> **JOB**
Return, exactly as written, every line from the first line of the data below through the line that contains "(rend) at (811,342);".

> **MATERIAL**
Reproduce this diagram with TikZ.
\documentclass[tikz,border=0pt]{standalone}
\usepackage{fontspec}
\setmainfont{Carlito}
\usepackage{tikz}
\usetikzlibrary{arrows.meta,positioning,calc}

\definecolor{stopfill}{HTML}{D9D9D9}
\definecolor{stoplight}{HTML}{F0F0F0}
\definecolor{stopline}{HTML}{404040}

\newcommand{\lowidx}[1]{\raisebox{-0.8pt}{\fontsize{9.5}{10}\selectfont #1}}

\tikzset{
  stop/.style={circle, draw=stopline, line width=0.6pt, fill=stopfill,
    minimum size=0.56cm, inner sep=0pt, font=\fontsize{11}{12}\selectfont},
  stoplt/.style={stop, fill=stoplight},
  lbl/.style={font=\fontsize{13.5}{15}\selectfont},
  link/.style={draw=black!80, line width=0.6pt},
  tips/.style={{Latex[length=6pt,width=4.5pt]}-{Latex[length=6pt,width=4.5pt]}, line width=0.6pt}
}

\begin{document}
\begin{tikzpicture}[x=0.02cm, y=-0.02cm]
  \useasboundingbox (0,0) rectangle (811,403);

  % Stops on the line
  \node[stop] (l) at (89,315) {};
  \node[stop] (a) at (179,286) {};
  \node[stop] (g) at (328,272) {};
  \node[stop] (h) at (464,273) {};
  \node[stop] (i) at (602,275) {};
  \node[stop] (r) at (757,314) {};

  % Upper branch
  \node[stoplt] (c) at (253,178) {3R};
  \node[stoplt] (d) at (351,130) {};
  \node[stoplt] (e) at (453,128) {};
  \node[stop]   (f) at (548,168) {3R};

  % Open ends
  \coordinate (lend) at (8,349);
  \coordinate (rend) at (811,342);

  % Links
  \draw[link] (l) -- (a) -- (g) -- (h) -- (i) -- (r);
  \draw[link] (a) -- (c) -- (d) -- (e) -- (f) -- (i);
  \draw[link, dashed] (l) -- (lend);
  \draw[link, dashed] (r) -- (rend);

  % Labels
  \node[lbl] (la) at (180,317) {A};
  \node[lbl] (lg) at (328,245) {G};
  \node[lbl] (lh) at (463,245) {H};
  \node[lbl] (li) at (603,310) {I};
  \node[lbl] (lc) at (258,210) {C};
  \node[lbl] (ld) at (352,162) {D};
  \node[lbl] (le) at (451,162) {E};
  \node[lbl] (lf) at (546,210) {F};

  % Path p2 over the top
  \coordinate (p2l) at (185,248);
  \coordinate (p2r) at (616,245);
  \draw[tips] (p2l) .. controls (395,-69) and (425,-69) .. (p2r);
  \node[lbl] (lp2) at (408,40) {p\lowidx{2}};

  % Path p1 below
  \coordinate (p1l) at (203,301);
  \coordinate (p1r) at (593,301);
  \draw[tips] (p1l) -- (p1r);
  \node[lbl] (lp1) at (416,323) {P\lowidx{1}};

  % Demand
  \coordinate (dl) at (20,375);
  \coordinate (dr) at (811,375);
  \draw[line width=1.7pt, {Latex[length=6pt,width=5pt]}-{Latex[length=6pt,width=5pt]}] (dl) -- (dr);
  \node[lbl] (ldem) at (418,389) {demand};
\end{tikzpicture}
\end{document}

> **THE RESPONSE**
Reproduce this diagram with TikZ.
\documentclass[tikz,border=0pt]{standalone}
\usepackage{fontspec}
\setmainfont{Carlito}
\usepackage{tikz}
\usetikzlibrary{arrows.meta,positioning,calc}

\definecolor{stopfill}{HTML}{D9D9D9}
\definecolor{stoplight}{HTML}{F0F0F0}
\definecolor{stopline}{HTML}{404040}

\newcommand{\lowidx}[1]{\raisebox{-0.8pt}{\fontsize{9.5}{10}\selectfont #1}}

\tikzset{
  stop/.style={circle, draw=stopline, line width=0.6pt, fill=stopfill,
    minimum size=0.56cm, inner sep=0pt, font=\fontsize{11}{12}\selectfont},
  stoplt/.style={stop, fill=stoplight},
  lbl/.style={font=\fontsize{13.5}{15}\selectfont},
  link/.style={draw=black!80, line width=0.6pt},
  tips/.style={{Latex[length=6pt,width=4.5pt]}-{Latex[length=6pt,width=4.5pt]}, line width=0.6pt}
}

\begin{document}
\begin{tikzpicture}[x=0.02cm, y=-0.02cm]
  \useasboundingbox (0,0) rectangle (811,403);

  % Stops on the line
  \node[stop] (l) at (89,315) {};
  \node[stop] (a) at (179,286) {};
  \node[stop] (g) at (328,272) {};
  \node[stop] (h) at (464,273) {};
  \node[stop] (i) at (602,275) {};
  \node[stop] (r) at (757,314) {};

  % Upper branch
  \node[stoplt] (c) at (253,178) {3R};
  \node[stoplt] (d) at (351,130) {};
  \node[stoplt] (e) at (453,128) {};
  \node[stop]   (f) at (548,168) {3R};

  % Open ends
  \coordinate (lend) at (8,349);
  \coordinate (rend) at (811,342);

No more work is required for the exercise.